<sven>
weird. that wfe definitely makes everything slow here
<j`ey>
sven: in your spin_unlock disassembly, is it using `stlr` to store -1 to the lock?
<sven>
25538: 08 00 80 92 mov x8, #-1
<sven>
2553c: 08 fc 9f c8 stlr x8, [x0]
<sven>
looks like it actually starts getting slower after "SMP mode to WFE" in the guest
<sven>
*"Setting SMP mode to WFE"
<j`ey>
dont see how that interacts with the spinlocks.. hm
<sven>
could also be coincidence ofc
<jannau>
judging from my uart output I'd say it starts getting slow when the chainloaded m1n1 disables the MMU
<alethkit>
Is there in-depth documentation on the memory model/architecture behind Apple Silicon?

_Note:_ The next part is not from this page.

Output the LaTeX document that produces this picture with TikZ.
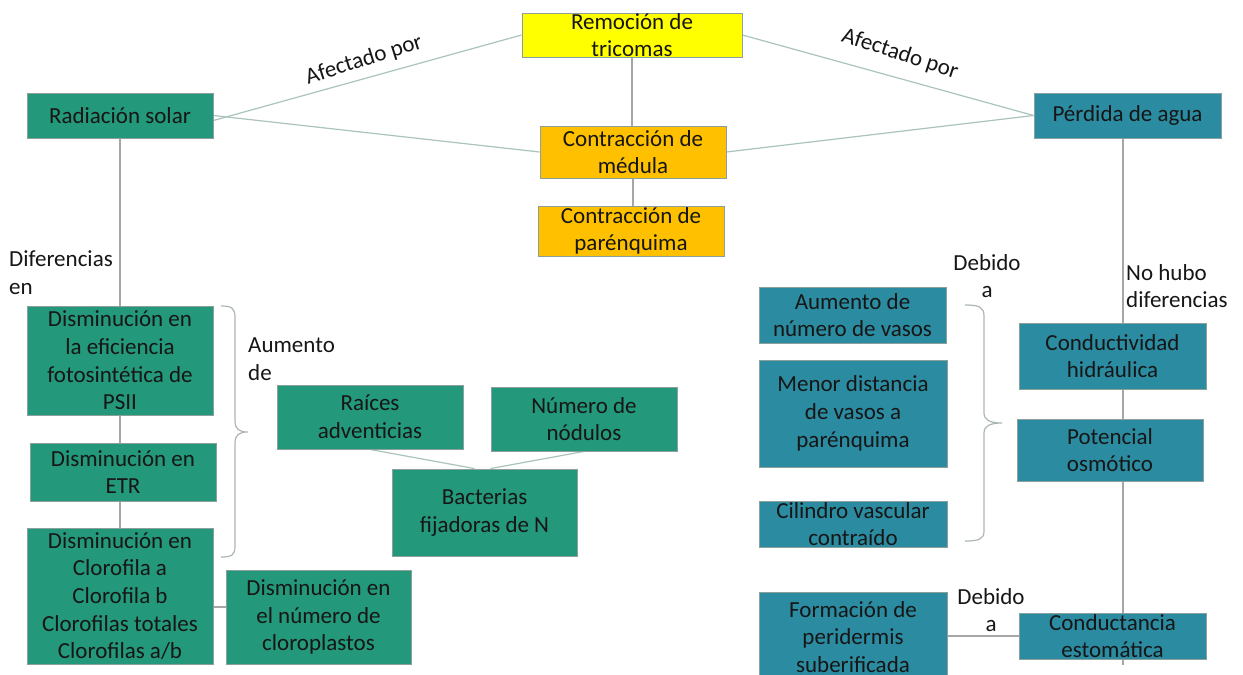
\documentclass[tikz,border=0pt]{standalone}
\usepackage{fontspec}
\setmainfont{Carlito}
\usetikzlibrary{backgrounds}
\definecolor{gfill}{RGB}{35,152,122}
\definecolor{tfill}{RGB}{43,139,161}
\definecolor{bord}{RGB}{140,160,155}
\definecolor{yfill}{RGB}{255,255,0}
\definecolor{ofill}{RGB}{255,192,0}
\definecolor{lnk}{RGB}{170,196,188}
\definecolor{vln}{RGB}{166,166,166}
\definecolor{brc}{RGB}{172,182,178}
\definecolor{txt}{RGB}{22,22,22}
\tikzset{
  box/.style={draw=bord, line width=0.9pt, inner sep=0pt, rectangle},
  gbox/.style={box, fill=gfill},
  tbox/.style={box, fill=tfill},
  ybox/.style={box, fill=yfill},
  obox/.style={box, fill=ofill},
  lab/.style={font=\fontsize{23}{27.7}\selectfont, align=center, text=txt, inner sep=0pt},
  plain/.style={font=\fontsize{23}{27.7}\selectfont, text=txt, inner sep=0pt},
  link/.style={draw=lnk, line width=1.2pt},
  vlink/.style={draw=vln, line width=1.2pt},
  bracepath/.style={draw=brc, line width=1.2pt}
}
\newcommand\bx[7]{\node[#1, minimum width={(#5)-(#3)}, minimum height={(#6)-(#4)}, label={[lab]center:{#7}}] (#2) at ({((#3)+(#5))/2},{((#4)+(#6))/2}) {};}
\begin{document}
\begin{tikzpicture}[x=1pt,y=-1pt]
\clip (0,0) rectangle (1243,675);
% boxes
\bx{ybox}{rem}{522}{13}{742}{57}{Remoción de\\tricomas}
\bx{gbox}{rad}{27}{93}{213}{138}{Radiación solar}
\bx{obox}{med}{540}{126}{726}{178}{Contracción de\\médula}
\bx{obox}{par}{538}{206}{724}{256}{Contracción de\\parénquima}
\bx{tbox}{per}{1034}{93}{1221}{138}{Pérdida de agua}
\bx{gbox}{psii}{27}{306}{213}{415}{Disminución en\\la eficiencia\\fotosintética de\\PSII}
\bx{gbox}{etr}{30}{443}{216}{501}{Disminución en\\ETR}
\bx{gbox}{clo}{27}{528}{213}{664}{Disminución en\\Clorofila a\\Clorofila b\\Clorofilas totales\\Clorofilas a/b}
\bx{gbox}{clp}{226}{570}{411}{664}{Disminución en\\el número de\\cloroplastos}
\bx{gbox}{rai}{277}{385}{463}{449}{Raíces\\adventicias}
\bx{gbox}{nod}{491}{387}{677}{451}{Número de\\nódulos}
\bx{gbox}{bac}{392}{469}{577}{556}{Bacterias\\fijadoras de N}
\bx{tbox}{vas}{759}{287}{946}{343}{Aumento de\\número de vasos}
\bx{tbox}{dis}{759}{360}{947}{467}{Menor distancia\\de vasos a\\parénquima}
\bx{tbox}{cil}{759}{501}{947}{547}{Cilindro vascular\\contraído}
\bx{tbox}{frm}{759}{592}{947}{682}{Formación de\\peridermis\\suberificada}
\bx{tbox}{cnd}{1019}{323}{1206}{389}{Conductividad\\hidráulica}
\bx{tbox}{pot}{1017}{419}{1203}{481}{Potencial\\osmótico}
\bx{tbox}{cst}{1019}{613}{1206}{659}{Conductancia\\estomática}
% free labels
\node[plain, rotate=17.5] (af1) at (364,60) {Afectado por};
\node[plain, rotate=-18] (af2) at (900,54) {Afectado por};
\node[plain, align=left, anchor=west] (dif) at (9,273) {Diferencias\\en};
\node[plain, align=left, anchor=west] (aum) at (248,359) {Aumento\\de};
\node[plain, align=center] (deb1) at (987,276) {Debido\\a};
\node[plain, align=left, anchor=west] (noh) at (1126,286) {No hubo\\diferencias};
\node[plain, align=center] (deb2) at (991,610) {Debido\\a};
\coordinate (vend) at (1123,665);
% connectors behind boxes
\begin{scope}[on background layer]
\fill[white] (0,0) rectangle (1243,675);
\draw[link] ([yshift=-5pt]rad.east) -- (rem.west);
\draw[link] (rad.east) -- (med.west);
\draw[link] (rem.east) -- (per.west);
\draw[link] (med.east) -- (per.west);
\draw[vlink] (rem.south) -- (rem.south |- med.north);
\draw[vlink] (med.south) -- (med.south |- par.north);
\draw[vlink] (rad.south) -- (psii.north);
\draw[vlink] (psii.south) -- (psii.south |- etr.north);
\draw[vlink] (psii.south |- etr.south) -- (psii.south |- clo.north);
\draw[vlink] ([yshift=-11pt]clo.east) -- ([yshift=-11pt]clo.east -| clp.west);
\draw[link] (rai.south) -- ([xshift=-10pt]bac.north);
\draw[link] (nod.south) -- ([xshift=6pt]bac.north);
\draw[vlink] ([xshift=-4.5pt]per.south) -- (vend);
\draw[vlink] (frm.east |- cst.west) -- (cst.west);
\end{scope}
% braces
\draw[bracepath] (221,306) .. controls (232,306) and (235,308) .. (235,318) -- (235,421) .. controls (235,429) and (239,432) .. (248,432) .. controls (239,432) and (235,435) .. (235,443) -- (235,546) .. controls (235,555) and (232,557) .. (221,557);
\draw[bracepath] (965,305) .. controls (979,305) and (984,307) .. (984,316) -- (984,413) .. controls (984,420) and (990,423) .. (1002,423) .. controls (990,423) and (984,426) .. (984,433) -- (984,531) .. controls (984,539) and (979,541) .. (965,541);
\end{tikzpicture}
\end{document}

At the moment, I have the impression that it is heterogeneous, with asymmetric multiprocessing, but with UMA (and I presume, cache coherence) instead of x86-like NUMA?
<sven>
hm... so for me it already prints the "setting mode to wft" pretty slowly and that happens before the MMU is disabled I think
<jannau>
kernel gets back to normal speed shortly after initializing aic but I believe before it initializes the the secondary CPUs
<sven>
i've not been patient enough to wait for that :D
<sven>
alright, it slowed down just after "Setting SMP mode to WFE..." again
<jannau>
is it consistently slow for you? it's random for me. I'd say with 10% probablity of glacially slow
<sven>
yeah, pretty much
<sven>
if I leave the wfe in it's always glacially slow
<sven>
looks like it's even stuck at printing the next line after that smp mode now
<sven>
I don't think it'll ever get to the kernel here fwiw
<sven>
still stuck at that next line
<jannau>
strange, when it's not glacially slow for me it's 50% okay-ish and 50% clearly slow but not that slow that I reboot the HV
<sven>
this is on a m1 mini fwiw
<sven>
I don't think it'll get any further
<sven>
I can't even ctrl+c to the shell, I have to do a hard reboot
<jannau>
I see it on m1 and m1 max
<jannau>
if it's glacially slow it can take a few seconds until crtl+c get's me to the shell
<sven>
been waiting for two minutes now and nothing happens
<jannau>
it might been that slow for me once or twice and I rebooted. ~3 minutes for booting the kernel is what I call glacially slow
<jannau>
and I can't reproduce it at the moemt but it's much faster without the wfe
<sven>
without that wfe everything works fine for me
<jannau>
with an explicit 'sev' in spin_unlock everything is fast as well but the store release is supposed to send an event
<j`ey>
thats why I was wondering if it had somehow compiled without 'stlr'..
<sven>
yup, with an sev in spin_unlock it's also fast here
<j`ey>
is the mmu off at this point for you?
<sven>
hmm?
<sven>
it becomes slow for me before the mmu is off afaict
<j`ey>
there's some stuff about atomics and needing the SCTLR_ELx C (cacheable) bit set, that I dont quite understand. but if the mmu is still on then its not that
<sven>
it does disable the MMU a bit later and there could be a delay in the messages arriving over USB
<jannau>
j`ey: doesn't the store need be exclusive for the event trigger? i.e. either stlxr or stxr?
<jannau>
so the explicit sev in spin_unlock should be correct when armv8.1-a atomics are used
<j`ey>
tf-a just uses stlr..
<jannau>
B2.9.2 has a note which suggests the global monitor needs setup to work with address translation disabled
<j`ey>
yeah that's the bit ive been looking at
<sven>
adding that sev to the unlock has completely fixed it here fwiw
chadmed has quit [Ping timeout: 480 seconds]
<jannau>
yeah, here too. had I bothered to check a non regressed build I would have looked earlier for the cause. even my ok-ish speed is very slow compared sev in spin_unlock
<sven>
<3 git bisect :-)
chadmed has joined #asahi-dev
chadmed has quit []
<jannau>
only question is if we can still hit the ordering issue from 9c795fbdbf445d with the mmu disabled
derzahl has quit [Remote host closed the connection]